Pero lo que realmente mantiene a flote al filme durante todo su metraje es el aspecto interpretativo. Muy afortunada resulta la decisión de otorgar el papel de Borg a un Sverrir Gudnason en crecimiento, el actor sueco resulta en pantalla un auténtico clon del Borg joven y es capaz de transmitir la honda profundidad psicológica del mito escandinavo. Idéntica solidez nórdica aportan tanto Tuva Novotny, en el papel de la novia de Borg, como el siempre irreprochable Stellan Skarsgard, que, con el papel de entrenador, regresa después de largos años al cine escandinavo, tras ser empleado como eficaz multiusos por un buen montón de producciones hollywoodienses y británicas. Pero, sin lugar a dudas, la estrella de la función es, ni mas ni menos, que Shia Laboeuf. Aquella estrella emergente que parecía imparable a principios de siglo y que se topó con el pétreo muro que formaron tanto el fracaso del cuarto Indiana Jones como sus incomprensibles comportamientos públicos, parece estar a punto de experimentar un resurgir de esos que tanto gustan a la industria estadounidense y borda absolutamente el papel de McEnroe, levantando la película en cada una de sus apariciones, plenas de carisma y elocuencia.

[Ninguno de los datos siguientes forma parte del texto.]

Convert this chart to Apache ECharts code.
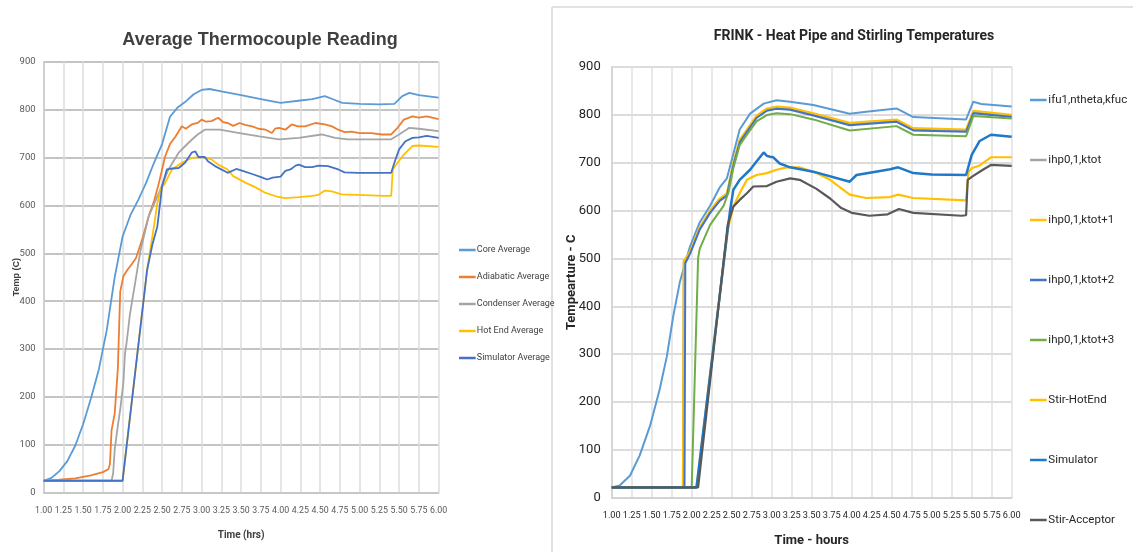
<!DOCTYPE html>
<html><head><meta charset="utf-8">
<script src="https://cdn.jsdelivr.net/npm/echarts@6/dist/echarts.min.js"></script>
<style>html,body{margin:0;padding:0;background:#fff}#c{width:1133px;height:552px}</style>
</head><body><div id="c"></div><script>
// ---------- LEFT: Average Thermocouple Reading ----------
const coreT = [1.00,1.10,1.20,1.30,1.40,1.50,1.60,1.70,1.80,1.90,2.00,2.10,2.20,2.25,2.30,2.40,2.50,2.60,2.70,2.80,2.90,3.00,3.10,3.25,3.50,3.75,4.00,4.25,4.40,4.56,4.67,4.78,5.00,5.25,5.44,5.54,5.63,5.75,6.00];
const coreV = [25,31,45,66,98,143,197,258,340,450,535,580,612,630,648,690,728,785,805,817,832,841,843,838,830,822,814,819,822,828,821,814,812,811,812,828,835,830,825];

const adiaT = [1.00,1.20,1.40,1.60,1.75,1.82,1.84,1.86,1.90,1.94,1.97,2.01,2.06,2.12,2.17,2.25,2.33,2.40,2.46,2.54,2.60,2.67,2.75,2.80,2.875,2.95,3.00,3.05,3.125,3.21,3.27,3.33,3.40,3.48,3.55,3.64,3.72,3.81,3.89,3.93,3.98,4.06,4.14,4.22,4.31,4.44,4.56,4.65,4.73,4.81,4.90,5.00,5.15,5.28,5.40,5.48,5.56,5.67,5.75,5.85,6.00];
const adiaV = [25,27,30,36,43,49,60,130,165,260,420,452,465,478,490,530,577,610,647,703,728,744,765,760,769,772,779,775,776,783,774,772,766,772,768,765,760,758,751,760,762,758,769,765,765,772,769,765,758,753,754,751,751,748,748,762,779,786,783,786,780];

const condT = [1.00,1.86,1.88,1.90,1.94,1.97,2.01,2.03,2.05,2.07,2.09,2.12,2.16,2.20,2.23,2.33,2.46,2.58,2.71,2.80,2.875,2.95,3.04,3.23,3.48,3.73,3.98,4.23,4.52,4.69,4.85,5.10,5.40,5.50,5.63,5.75,6.00];
const condV = [25,25,40,90,140,174,230,290,313,340,369,400,439,480,508,577,626,675,710,725,737,748,758,758,751,744,738,741,748,741,738,738,738,748,762,760,755];

const hotT = [1.00,2.00,2.31,2.40,2.44,2.48,2.54,2.625,2.75,2.875,3.00,3.125,3.21,3.33,3.40,3.56,3.69,3.81,3.94,4.06,4.23,4.40,4.48,4.56,4.65,4.77,4.98,5.31,5.40,5.42,5.48,5.56,5.67,5.75,6.00];
const hotV = [25,25,465,560,605,633,647,675,689,699,701,696,685,675,661,647,637,626,619,615,617,620,622,631,629,623,622,620,620,675,689,706,724,725,722];

const simT = [1.00,2.00,2.31,2.38,2.44,2.50,2.56,2.63,2.71,2.79,2.875,2.92,2.96,3.04,3.08,3.17,3.33,3.44,3.52,3.65,3.77,3.83,3.90,4.00,4.06,4.125,4.19,4.23,4.31,4.40,4.48,4.60,4.73,4.81,4.98,5.23,5.40,5.44,5.50,5.58,5.67,5.75,5.85,6.00];
const simV = [25,25,465,520,556,640,675,677,678,689,710,713,701,701,692,682,668,676,672,665,658,654,658,660,672,675,683,685,680,680,683,682,675,669,668,668,668,689,717,734,741,742,745,741];

// ---------- RIGHT: FRINK ----------
const ifuT = [1.00,1.10,1.23,1.35,1.48,1.60,1.69,1.77,1.85,1.92,1.98,2.10,2.23,2.35,2.44,2.50,2.60,2.73,2.90,3.06,3.23,3.52,3.975,4.18,4.56,4.77,5.43,5.52,5.62,6.00];
const ifuV = [22,26,47,89,151,227,296,380,449,492,525,575,610,648,667,705,769,802,823,830,827,820,802,806,813,795,790,827,822,817];

const clusterT = [1.00,1.89,1.90,1.98,2.10,2.23,2.35,2.44,2.52,2.60,2.69,2.81,2.94,3.06,3.23,3.52,3.975,4.56,4.77,5.43,5.52,6.00];
const ktotV  = [22,22,493,512,562,597,622,633,697,745,766,795,810,814,812,800,780,787,769,766,805,797];
const ktot1V = [22,22,495,515,565,600,625,636,700,748,769,798,813,817,815,803,783,790,772,769,808,800];
const ktot2T = [1.00,1.91,1.92,1.98,2.10,2.23,2.35,2.44,2.52,2.60,2.69,2.81,2.94,3.06,3.23,3.52,3.975,4.56,4.77,5.43,5.52,6.00];
const ktot2V = [22,22,490,510,560,595,620,631,694,742,764,793,808,812,810,798,778,785,767,764,803,795];
const ktot3T = [1.00,2.00,2.08,2.10,2.23,2.40,2.46,2.52,2.60,2.69,2.81,2.94,3.06,3.23,3.52,3.975,4.56,4.77,5.43,5.52,6.00];
const ktot3V = [22,22,500,520,570,610,638,688,736,758,786,799,803,801,790,767,776,758,755,797,792];

const stirHotT = [1.00,2.06,2.45,2.52,2.60,2.69,2.81,2.94,3.06,3.19,3.35,3.56,3.73,3.975,4.18,4.48,4.58,4.77,5.43,5.46,5.50,5.60,5.74,6.00];
const stirHotV = [22,22,560,608,636,664,674,678,685,690,690,678,664,633,626,628,633,626,621,680,688,694,711,711];

const rsimT = [1.00,2.06,2.45,2.48,2.52,2.60,2.73,2.81,2.90,2.94,2.98,3.02,3.10,3.23,3.52,3.975,4.06,4.30,4.48,4.58,4.77,5.00,5.43,5.50,5.60,5.74,6.00];
const rsimV = [22,22,560,600,643,664,685,702,721,714,712,711,698,690,681,660,674,681,686,690,678,675,674,716,745,758,754];

const accT = [1.00,2.08,2.45,2.52,2.60,2.69,2.77,2.94,3.06,3.23,3.35,3.56,3.73,3.87,4.00,4.22,4.45,4.59,4.77,5.37,5.43,5.45,5.51,5.64,5.74,6.00];
const accV = [22,22,570,608,622,636,650,651,660,667,664,645,625,605,595,589,592,603,595,589,590,664,671,685,695,693];

const leftNames = ['Core Average','Adiabatic Average','Condenser Average','Hot End Average','Simulator Average'];
const rightNames = ['ifu1,ntheta,kfuc','ihp0,1,ktot','ihp0,1,ktot+1','ihp0,1,ktot+2','ihp0,1,ktot+3','Stir-HotEnd','Simulator','Stir-Acceptor'];

const zip = (t, v) => t.map((x, i) => [x, v[i]]);
const NARROW = "Roboto, 'Liberation Sans', sans-serif";

function ln(name, t, v, color, width, axis) {
  return { name, type: 'line', xAxisIndex: axis, yAxisIndex: axis, data: zip(t, v),
    showSymbol: false, symbol: 'none', smooth: false, color,
    itemStyle: { color }, lineStyle: { color, width }, emphasis: { disabled: true } };
}

const chart = echarts.init(document.getElementById('c'));
const icon = 'path://M0,0 L20,0 L20,3 L0,3 Z';
chart.setOption({
  animation: false,
  backgroundColor: '#fff',
  title: [
    { text: 'Average Thermocouple Reading', left: 255, top: 26, textAlign: 'center',
      textStyle: { fontFamily: "'Liberation Sans', Arial, sans-serif", fontWeight: 'bold', fontSize: 18, color: '#404040' } },
    { text: 'FRINK - Heat Pipe and Stirling Temperatures', left: 849, top: 24, textAlign: 'center',
      textStyle: { fontFamily: NARROW, fontWeight: 'bold', fontSize: 14, color: '#262626' } }
  ],
  grid: [
    { left: 43.6, top: 61.7, width: 395, height: 431, containLabel: false },
    { left: 611.7, top: 66.7, width: 400, height: 432.6, containLabel: false }
  ],
  xAxis: [
    { gridIndex: 0, type: 'value', min: 1, max: 6, interval: 0.25, name: 'Time (hrs)', nameLocation: 'middle', nameGap: 38,
      nameMoveOverlap: false,
      nameTextStyle: { fontFamily: NARROW, fontWeight: 'bold', fontSize: 10, color: '#404040' },
      axisLine: { show: true, lineStyle: { color: '#c8c8c8', width: 1.5 } }, axisTick: { show: false },
      axisLabel: { formatter: v => v.toFixed(2), margin: 14, fontFamily: NARROW, fontSize: 8.8, color: '#595959',
        hideOverlap: false, showMinLabel: true, showMaxLabel: true },
      splitLine: { show: true, lineStyle: { color: '#dcdcdc', width: 1.5 } } },
    { gridIndex: 1, type: 'value', min: 1, max: 6, interval: 0.25, name: 'Time - hours', nameLocation: 'middle', nameGap: 36,
      nameMoveOverlap: false,
      nameTextStyle: { fontFamily: NARROW, fontWeight: 'bold', fontSize: 13, color: '#262626' },
      axisLine: { show: true, lineStyle: { color: '#d0d0d0', width: 1.5 } }, axisTick: { show: false },
      axisLabel: { formatter: v => v.toFixed(2), margin: 13, fontFamily: NARROW, fontSize: 9.2, color: '#262626',
        hideOverlap: false, showMinLabel: true, showMaxLabel: true },
      splitLine: { show: true, lineStyle: { color: '#e0e0e0', width: 1.5 } } }
  ],
  yAxis: [
    { gridIndex: 0, type: 'value', min: 0, max: 900, interval: 100, name: 'Temp (C)', nameLocation: 'middle', nameGap: 23, nameRotate: 90,
      nameMoveOverlap: false,
      nameTextStyle: { fontFamily: "'Liberation Sans', Arial, sans-serif", fontWeight: 'bold', fontSize: 9, color: '#404040' },
      axisLine: { show: true, lineStyle: { color: '#c8c8c8', width: 1.5 } }, axisTick: { show: false },
      axisLabel: { margin: 8, fontFamily: NARROW, fontSize: 9.5, color: '#595959' },
      splitLine: { show: true, lineStyle: { color: '#c4c4c4', width: 1.8 } } },
    { gridIndex: 1, type: 'value', min: 0, max: 900, interval: 100, name: 'Tempearture - C', nameLocation: 'middle', nameGap: 33, nameRotate: 90,
      nameMoveOverlap: false,
      nameTextStyle: { fontFamily: NARROW, fontWeight: 'bold', fontSize: 13, color: '#262626' },
      axisLine: { show: true, lineStyle: { color: '#d0d0d0', width: 1.5 } }, axisTick: { show: false },
      axisLabel: { margin: 11, fontFamily: NARROW, fontSize: 13, color: '#262626' },
      splitLine: { show: true, lineStyle: { color: '#dcdcdc', width: 1.8 } } }
  ],
  legend: [
    { data: leftNames, orient: 'vertical', left: 459, top: 244, padding: 0, itemGap: 15, itemWidth: 17, itemHeight: 2.5, icon,
      textStyle: { fontFamily: NARROW, fontSize: 9, color: '#404040', lineHeight: 12, padding: [0,0,0,-4] }, selectedMode: false },
    { data: rightNames, orient: 'vertical', left: 1030, top: 92, padding: 0, itemGap: 44, itemWidth: 18, itemHeight: 2.5, icon,
      textStyle: { fontFamily: NARROW, fontSize: 11.5, color: '#262626', lineHeight: 16, padding: [0,0,0,-4] }, selectedMode: false }
  ],
  graphic: [
    { type: 'line', shape: { x1: 552, y1: 7, x2: 552, y2: 552 }, style: { stroke: '#d9d9d9', lineWidth: 1.5 } },
    { type: 'line', shape: { x1: 552, y1: 7, x2: 1133, y2: 7 }, style: { stroke: '#d9d9d9', lineWidth: 1.5 } }
  ],
  series: [
    ln(leftNames[0], coreT, coreV, '#5B9BD5', 1.8, 0),
    ln(leftNames[1], adiaT, adiaV, '#ED7D31', 1.8, 0),
    ln(leftNames[2], condT, condV, '#A5A5A5', 1.8, 0),
    ln(leftNames[3], hotT, hotV, '#FFC000', 1.8, 0),
    ln(leftNames[4], simT, simV, '#4472C4', 1.8, 0),
    ln(rightNames[0], ifuT, ifuV, '#5B9BD5', 2, 1),
    ln(rightNames[1], clusterT, ktotV, '#A5A5A5', 2, 1),
    ln(rightNames[2], clusterT, ktot1V, '#FFC000', 2, 1),
    ln(rightNames[3], ktot2T, ktot2V, '#4472C4', 2, 1),
    ln(rightNames[4], ktot3T, ktot3V, '#70AD47', 2, 1),
    ln(rightNames[5], stirHotT, stirHotV, '#FFC000', 2.2, 1),
    ln(rightNames[6], rsimT, rsimV, '#1F78C8', 2.5, 1),
    ln(rightNames[7], accT, accV, '#595959', 2.2, 1)
  ]
});
</script></body></html>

En definitiva, «Borg McEnroe» no es esa película deportiva definitiva que se espera desde hace tiempo en un género particularmente poco agraciado en la historia del cine y se queda un poco a medias de lo que podía haber dado una crónica sobre los colosos que la protagonizan, pero no cabe duda de que el filme de Metz Pedersen supone un agradable pasatiempo que nos recuerda los enormes sacrificios a pagar de esos profesionales sobre los que tan alegremente solemos dictar sentencias…y que deja bien patente que Ron Howard no es tan mal director como nos quieren hacer creer.